Data provided:
****

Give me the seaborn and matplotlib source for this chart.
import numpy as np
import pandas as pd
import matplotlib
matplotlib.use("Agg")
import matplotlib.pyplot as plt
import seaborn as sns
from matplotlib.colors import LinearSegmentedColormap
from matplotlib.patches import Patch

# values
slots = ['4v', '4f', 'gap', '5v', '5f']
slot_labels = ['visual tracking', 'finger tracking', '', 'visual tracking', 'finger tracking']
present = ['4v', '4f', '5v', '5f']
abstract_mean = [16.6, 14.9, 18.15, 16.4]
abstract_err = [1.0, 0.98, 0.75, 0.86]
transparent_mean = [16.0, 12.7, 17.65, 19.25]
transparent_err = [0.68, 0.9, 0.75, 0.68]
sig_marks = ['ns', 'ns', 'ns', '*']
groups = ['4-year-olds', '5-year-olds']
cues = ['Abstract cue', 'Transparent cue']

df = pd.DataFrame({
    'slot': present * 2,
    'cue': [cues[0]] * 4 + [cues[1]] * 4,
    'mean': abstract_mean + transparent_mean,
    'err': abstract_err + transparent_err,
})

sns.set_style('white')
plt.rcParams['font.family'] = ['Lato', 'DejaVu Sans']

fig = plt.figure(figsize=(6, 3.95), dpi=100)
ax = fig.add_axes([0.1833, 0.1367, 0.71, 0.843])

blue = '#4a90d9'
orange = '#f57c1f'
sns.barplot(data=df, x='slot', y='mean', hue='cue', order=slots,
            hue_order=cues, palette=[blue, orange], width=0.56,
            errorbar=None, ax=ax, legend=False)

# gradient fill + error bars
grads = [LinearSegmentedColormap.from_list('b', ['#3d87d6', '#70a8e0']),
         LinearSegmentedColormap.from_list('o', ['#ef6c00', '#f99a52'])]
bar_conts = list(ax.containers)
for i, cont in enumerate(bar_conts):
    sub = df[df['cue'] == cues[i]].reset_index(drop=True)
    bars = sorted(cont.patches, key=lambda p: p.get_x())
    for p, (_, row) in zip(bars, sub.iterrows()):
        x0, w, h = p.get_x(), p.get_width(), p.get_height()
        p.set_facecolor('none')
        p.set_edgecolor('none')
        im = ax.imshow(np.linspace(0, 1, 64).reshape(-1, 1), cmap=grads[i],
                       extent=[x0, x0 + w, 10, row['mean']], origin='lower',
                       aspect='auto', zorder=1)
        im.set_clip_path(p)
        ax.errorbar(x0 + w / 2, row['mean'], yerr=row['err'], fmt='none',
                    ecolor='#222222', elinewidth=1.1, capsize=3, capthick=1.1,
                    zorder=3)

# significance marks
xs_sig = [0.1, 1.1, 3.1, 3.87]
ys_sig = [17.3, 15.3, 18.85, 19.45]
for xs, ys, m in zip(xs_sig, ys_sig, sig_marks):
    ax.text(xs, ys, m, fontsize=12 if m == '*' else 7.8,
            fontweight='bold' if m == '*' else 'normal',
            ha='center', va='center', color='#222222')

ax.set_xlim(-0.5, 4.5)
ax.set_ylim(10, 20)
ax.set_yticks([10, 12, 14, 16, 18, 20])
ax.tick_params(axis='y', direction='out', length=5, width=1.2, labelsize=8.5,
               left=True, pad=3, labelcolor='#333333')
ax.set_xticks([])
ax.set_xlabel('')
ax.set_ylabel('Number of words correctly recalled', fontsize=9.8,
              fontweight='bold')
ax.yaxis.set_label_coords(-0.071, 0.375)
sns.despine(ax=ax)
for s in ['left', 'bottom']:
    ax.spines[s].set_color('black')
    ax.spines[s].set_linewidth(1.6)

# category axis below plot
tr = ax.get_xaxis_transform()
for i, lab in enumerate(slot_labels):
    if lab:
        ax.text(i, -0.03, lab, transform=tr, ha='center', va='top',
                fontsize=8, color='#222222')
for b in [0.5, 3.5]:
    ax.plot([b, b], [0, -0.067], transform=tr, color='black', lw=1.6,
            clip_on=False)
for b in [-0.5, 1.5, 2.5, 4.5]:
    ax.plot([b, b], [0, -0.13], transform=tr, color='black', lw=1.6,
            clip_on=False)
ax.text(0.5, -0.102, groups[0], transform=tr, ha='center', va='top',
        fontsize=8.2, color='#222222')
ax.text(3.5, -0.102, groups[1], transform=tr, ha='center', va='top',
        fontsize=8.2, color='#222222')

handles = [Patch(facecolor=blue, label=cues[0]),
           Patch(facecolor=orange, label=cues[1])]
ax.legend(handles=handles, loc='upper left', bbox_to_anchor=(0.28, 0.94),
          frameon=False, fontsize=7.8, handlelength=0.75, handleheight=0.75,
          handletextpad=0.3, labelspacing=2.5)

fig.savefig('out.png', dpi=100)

****

Task details:
Copy the lines from the start of the data verbatim, stopping after the line containing "from matplotlib.patches import Patch".

Answer to this task:
Give me the seaborn and matplotlib source for this chart.
import numpy as np
import pandas as pd
import matplotlib
matplotlib.use("Agg")
import matplotlib.pyplot as plt
import seaborn as sns
from matplotlib.colors import LinearSegmentedColormap
from matplotlib.patches import Patch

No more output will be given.